CCS Insight forecasts that over 68 million mobile virtual reality devices will ship by 2020, adding significantly to mobile data traffic. This is set to be compounded by an abundance of new connections to the network as part of the Internet of things (IoT), with Ericsson forecasting 15.7 billion IoT devices by 2021. An estimated 1.5 billion of these will be connected by cellular networks, requiring comparatively low data rates but in high volume. However, tasks like autonomous driving and remote manufacturing will crucially require low latencies at or below 1 millisecond.
Addressing the Data Challenge
Networks and devices need to evolve through increased efficiency, the addition of new spectrum and the introduction of new technologies to intelligently manage and distribute traffic.
An important part of the process is using unlicensed as well as licensed spectrum. The topography of the network also needs to adapt, with density becoming as important as coverage as 5G connectivity looks set to utilize new higher-frequency millimetre wave bands.
It's critical that operators maximize what are often highly fragmented spectrum assets and make use of unlicensed spectrum. Operators can combine disparate spectrum blocks (including unlicensed airwaves) through carrier aggregation to increase speed and capacity. In addition, the use of more antennas to create more data streams and advanced modulation techniques can boost throughput and capacity.
Many of these techniques are a key part of LTE-Advanced and LTE-Advanced Pro standards, and these represent the near-term priorities as operators address the data challenge.

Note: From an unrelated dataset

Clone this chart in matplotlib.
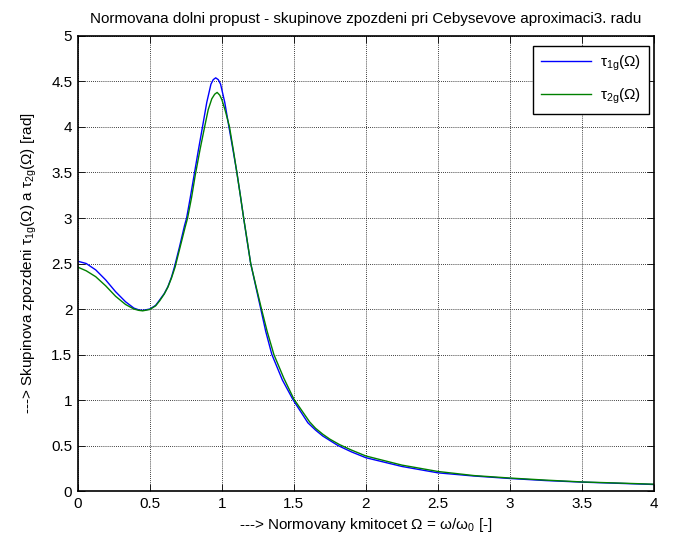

We believe that the requirement to maximize capital investment in LTE, address data demand and the need for a smooth path to 5G will see an accelerated commitment to LTE-Advanced.
Importance of the Modem
CCS Insight predicts that the modem will become important and complex in a highly segmented IoT landscape. Systems must be highly optimized and extremely efficient to enable low-power wide-area devices to sit in the field for years, and bandwidth and latency will be crucial for the likes of drones, autonomous driving and healthcare applications.
Network infrastructure and operator deployments have historically run ahead of handset technology: features have been launched commercially only to be met with a delay as chipset suppliers sought to integrate the necessary features into devices. This situation has now been reversed, with modem technology from a select few suppliers operating at a cadence ahead of commercial network implementations. The development time to the availability of supporting devices has also been significantly reduced, and this accelerated pace is helping network evolution to provide greater efficiency, throughput and lower latencies.
We believe this is strengthening focus on modem capability in the handset. It's a leap to suggest that consumers will concentrate on modem attributes in the same way as CPU cores and clock speeds, but the feature is undoubtedly affecting purchase decisions by handset makers and chipset players seeking differentiation and by operators motivated by network capacity, performance and return on investment. Smartphones will remain responsible for most data traffic, and devices stand to become a bottleneck if they don't support key optimization features.
With modem technology varying significantly in feature set from one supplier to another — owing largely to growing complexity — CCS Insight believes the competitive landscape stands to intensify (see The Importance of Connectivity). Players that can swiftly integrate key features and deliver them at mass-market prices stand to establish a significant long-term competitive advantage that's likely to be strengthened by the added complexity of 5G connectivity.